# [WORK TO BE COMPLETED]
Quote the whole listing word for word. Do not include the pictures.

◇ ◇ ◇ ◇

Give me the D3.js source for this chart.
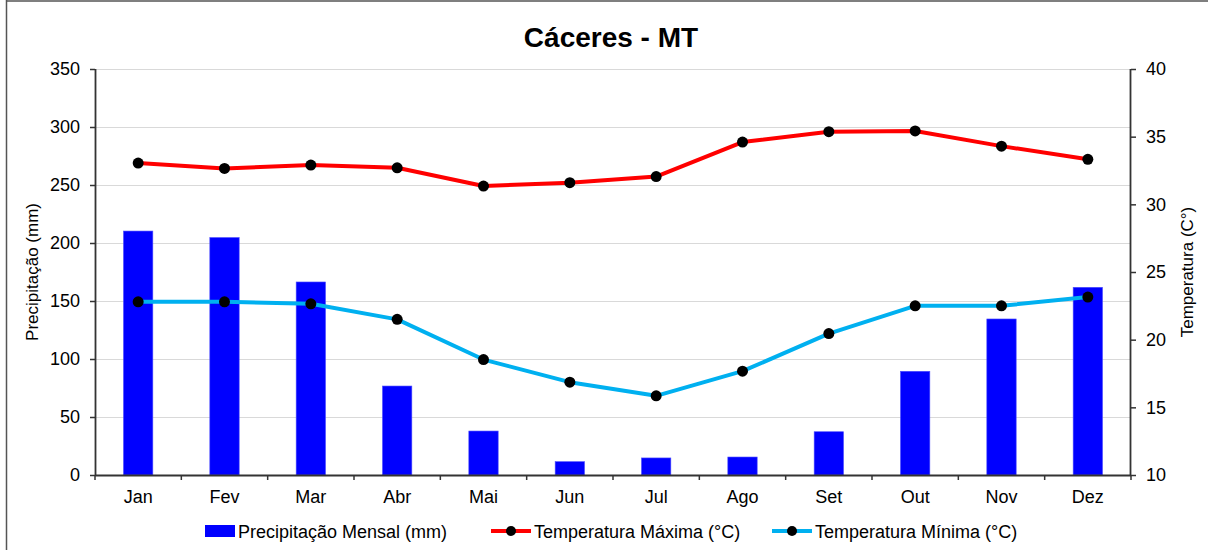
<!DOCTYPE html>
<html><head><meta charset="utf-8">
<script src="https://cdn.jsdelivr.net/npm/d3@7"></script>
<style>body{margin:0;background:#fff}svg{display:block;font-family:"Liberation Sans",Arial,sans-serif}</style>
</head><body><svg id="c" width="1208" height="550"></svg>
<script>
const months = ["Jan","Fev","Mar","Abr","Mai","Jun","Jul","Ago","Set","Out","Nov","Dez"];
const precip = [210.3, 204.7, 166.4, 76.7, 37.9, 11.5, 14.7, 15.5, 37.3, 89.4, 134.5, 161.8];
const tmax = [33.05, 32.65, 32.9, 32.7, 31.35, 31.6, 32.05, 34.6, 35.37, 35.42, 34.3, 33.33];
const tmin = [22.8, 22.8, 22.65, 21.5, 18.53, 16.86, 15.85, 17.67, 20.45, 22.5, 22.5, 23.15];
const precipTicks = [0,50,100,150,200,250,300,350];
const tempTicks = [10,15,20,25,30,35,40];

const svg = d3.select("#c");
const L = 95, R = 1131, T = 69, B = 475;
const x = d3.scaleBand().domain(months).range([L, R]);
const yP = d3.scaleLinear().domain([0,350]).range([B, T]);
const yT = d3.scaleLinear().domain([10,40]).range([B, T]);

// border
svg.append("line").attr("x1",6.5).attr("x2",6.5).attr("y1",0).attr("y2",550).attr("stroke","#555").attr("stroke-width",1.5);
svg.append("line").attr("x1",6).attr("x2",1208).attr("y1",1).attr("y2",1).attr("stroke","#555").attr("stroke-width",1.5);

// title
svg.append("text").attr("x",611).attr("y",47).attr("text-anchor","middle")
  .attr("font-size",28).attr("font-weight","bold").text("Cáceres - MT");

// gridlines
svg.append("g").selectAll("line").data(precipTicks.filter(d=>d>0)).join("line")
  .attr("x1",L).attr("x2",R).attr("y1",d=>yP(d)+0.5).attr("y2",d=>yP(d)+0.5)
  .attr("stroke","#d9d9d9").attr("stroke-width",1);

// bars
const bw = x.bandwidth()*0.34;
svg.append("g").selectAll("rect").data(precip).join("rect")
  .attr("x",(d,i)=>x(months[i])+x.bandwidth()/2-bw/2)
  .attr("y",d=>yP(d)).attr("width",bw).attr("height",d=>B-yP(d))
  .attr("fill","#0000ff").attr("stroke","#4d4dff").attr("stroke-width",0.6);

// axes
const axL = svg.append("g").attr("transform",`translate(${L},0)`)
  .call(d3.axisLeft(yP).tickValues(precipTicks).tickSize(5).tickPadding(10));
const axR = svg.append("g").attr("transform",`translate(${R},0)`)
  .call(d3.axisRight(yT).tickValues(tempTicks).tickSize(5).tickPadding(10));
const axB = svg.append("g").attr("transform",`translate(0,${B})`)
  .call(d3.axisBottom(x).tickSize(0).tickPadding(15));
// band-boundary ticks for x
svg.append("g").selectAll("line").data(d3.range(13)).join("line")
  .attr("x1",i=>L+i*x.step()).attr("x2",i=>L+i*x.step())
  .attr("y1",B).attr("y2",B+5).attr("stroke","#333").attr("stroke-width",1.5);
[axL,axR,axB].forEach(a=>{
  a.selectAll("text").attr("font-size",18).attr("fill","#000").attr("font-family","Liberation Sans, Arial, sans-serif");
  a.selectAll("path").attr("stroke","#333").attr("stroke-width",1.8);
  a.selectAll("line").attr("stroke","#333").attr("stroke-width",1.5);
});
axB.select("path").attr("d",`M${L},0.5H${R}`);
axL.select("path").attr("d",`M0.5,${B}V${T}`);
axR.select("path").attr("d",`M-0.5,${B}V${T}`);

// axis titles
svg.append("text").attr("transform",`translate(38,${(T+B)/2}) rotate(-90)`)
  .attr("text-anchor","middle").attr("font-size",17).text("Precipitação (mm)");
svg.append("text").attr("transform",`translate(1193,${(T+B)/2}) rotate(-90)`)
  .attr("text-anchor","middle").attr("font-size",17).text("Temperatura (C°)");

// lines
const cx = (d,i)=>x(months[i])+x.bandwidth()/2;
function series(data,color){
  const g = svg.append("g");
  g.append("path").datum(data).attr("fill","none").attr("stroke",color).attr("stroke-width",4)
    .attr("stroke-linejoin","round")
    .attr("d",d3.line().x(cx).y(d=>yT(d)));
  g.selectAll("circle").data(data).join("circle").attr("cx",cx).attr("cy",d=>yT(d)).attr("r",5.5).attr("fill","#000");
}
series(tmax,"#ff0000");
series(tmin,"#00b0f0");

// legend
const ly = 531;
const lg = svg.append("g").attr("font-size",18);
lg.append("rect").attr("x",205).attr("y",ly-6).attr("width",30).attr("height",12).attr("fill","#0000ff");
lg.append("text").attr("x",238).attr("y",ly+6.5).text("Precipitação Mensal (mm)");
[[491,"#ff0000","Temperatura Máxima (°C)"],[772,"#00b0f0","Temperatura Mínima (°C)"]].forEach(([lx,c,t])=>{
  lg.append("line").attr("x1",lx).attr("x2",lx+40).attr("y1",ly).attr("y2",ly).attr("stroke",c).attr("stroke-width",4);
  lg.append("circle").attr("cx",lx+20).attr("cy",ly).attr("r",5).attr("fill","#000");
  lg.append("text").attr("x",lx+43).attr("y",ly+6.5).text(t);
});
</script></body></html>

◇ ◇ ◇ ◇

# [RESULT OF THE EXERCISE]
Give me the D3.js source for this chart.
<!DOCTYPE html>
<html><head><meta charset="utf-8">
<script src="https://cdn.jsdelivr.net/npm/d3@7"></script>
<style>body{margin:0;background:#fff}svg{display:block;font-family:"Liberation Sans",Arial,sans-serif}</style>
</head><body><svg id="c" width="1208" height="550"></svg>
<script>
const months = ["Jan","Fev","Mar","Abr","Mai","Jun","Jul","Ago","Set","Out","Nov","Dez"];
const precip = [210.3, 204.7, 166.4, 76.7, 37.9, 11.5, 14.7, 15.5, 37.3, 89.4, 134.5, 161.8];
const tmax = [33.05, 32.65, 32.9, 32.7, 31.35, 31.6, 32.05, 34.6, 35.37, 35.42, 34.3, 33.33];
const tmin = [22.8, 22.8, 22.65, 21.5, 18.53, 16.86, 15.85, 17.67, 20.45, 22.5, 22.5, 23.15];
const precipTicks = [0,50,100,150,200,250,300,350];
const tempTicks = [10,15,20,25,30,35,40];

const svg = d3.select("#c");
const L = 95, R = 1131, T = 69, B = 475;
const x = d3.scaleBand().domain(months).range([L, R]);
const yP = d3.scaleLinear().domain([0,350]).range([B, T]);
const yT = d3.scaleLinear().domain([10,40]).range([B, T]);

// border
svg.append("line").attr("x1",6.5).attr("x2",6.5).attr("y1",0).attr("y2",550).attr("stroke","#555").attr("stroke-width",1.5);
svg.append("line").attr("x1",6).attr("x2",1208).attr("y1",1).attr("y2",1).attr("stroke","#555").attr("stroke-width",1.5);

// title
svg.append("text").attr("x",611).attr("y",47).attr("text-anchor","middle")
  .attr("font-size",28).attr("font-weight","bold").text("Cáceres - MT");

// gridlines
svg.append("g").selectAll("line").data(precipTicks.filter(d=>d>0)).join("line")
  .attr("x1",L).attr("x2",R).attr("y1",d=>yP(d)+0.5).attr("y2",d=>yP(d)+0.5)
  .attr("stroke","#d9d9d9").attr("stroke-width",1);

// bars
const bw = x.bandwidth()*0.34;
svg.append("g").selectAll("rect").data(precip).join("rect")
  .attr("x",(d,i)=>x(months[i])+x.bandwidth()/2-bw/2)
  .attr("y",d=>yP(d)).attr("width",bw).attr("height",d=>B-yP(d))
  .attr("fill","#0000ff").attr("stroke","#4d4dff").attr("stroke-width",0.6);

// axes
const axL = svg.append("g").attr("transform",`translate(${L},0)`)
  .call(d3.axisLeft(yP).tickValues(precipTicks).tickSize(5).tickPadding(10));
const axR = svg.append("g").attr("transform",`translate(${R},0)`)
  .call(d3.axisRight(yT).tickValues(tempTicks).tickSize(5).tickPadding(10));
const axB = svg.append("g").attr("transform",`translate(0,${B})`)
  .call(d3.axisBottom(x).tickSize(0).tickPadding(15));
// band-boundary ticks for x
svg.append("g").selectAll("line").data(d3.range(13)).join("line")
  .attr("x1",i=>L+i*x.step()).attr("x2",i=>L+i*x.step())
  .attr("y1",B).attr("y2",B+5).attr("stroke","#333").attr("stroke-width",1.5);
[axL,axR,axB].forEach(a=>{
  a.selectAll("text").attr("font-size",18).attr("fill","#000").attr("font-family","Liberation Sans, Arial, sans-serif");
  a.selectAll("path").attr("stroke","#333").attr("stroke-width",1.8);
  a.selectAll("line").attr("stroke","#333").attr("stroke-width",1.5);
});
axB.select("path").attr("d",`M${L},0.5H${R}`);
axL.select("path").attr("d",`M0.5,${B}V${T}`);
axR.select("path").attr("d",`M-0.5,${B}V${T}`);

// axis titles
svg.append("text").attr("transform",`translate(38,${(T+B)/2}) rotate(-90)`)
  .attr("text-anchor","middle").attr("font-size",17).text("Precipitação (mm)");
svg.append("text").attr("transform",`translate(1193,${(T+B)/2}) rotate(-90)`)
  .attr("text-anchor","middle").attr("font-size",17).text("Temperatura (C°)");

// lines
const cx = (d,i)=>x(months[i])+x.bandwidth()/2;
function series(data,color){
  const g = svg.append("g");
  g.append("path").datum(data).attr("fill","none").attr("stroke",color).attr("stroke-width",4)
    .attr("stroke-linejoin","round")
    .attr("d",d3.line().x(cx).y(d=>yT(d)));
  g.selectAll("circle").data(data).join("circle").attr("cx",cx).attr("cy",d=>yT(d)).attr("r",5.5).attr("fill","#000");
}
series(tmax,"#ff0000");
series(tmin,"#00b0f0");

// legend
const ly = 531;
const lg = svg.append("g").attr("font-size",18);
lg.append("rect").attr("x",205).attr("y",ly-6).attr("width",30).attr("height",12).attr("fill","#0000ff");
lg.append("text").attr("x",238).attr("y",ly+6.5).text("Precipitação Mensal (mm)");
[[491,"#ff0000","Temperatura Máxima (°C)"],[772,"#00b0f0","Temperatura Mínima (°C)"]].forEach(([lx,c,t])=>{
  lg.append("line").attr("x1",lx).attr("x2",lx+40).attr("y1",ly).attr("y2",ly).attr("stroke",c).attr("stroke-width",4);
  lg.append("circle").attr("cx",lx+20).attr("cy",ly).attr("r",5).attr("fill","#000");
  lg.append("text").attr("x",lx+43).attr("y",ly+6.5).text(t);
});
</script></body></html>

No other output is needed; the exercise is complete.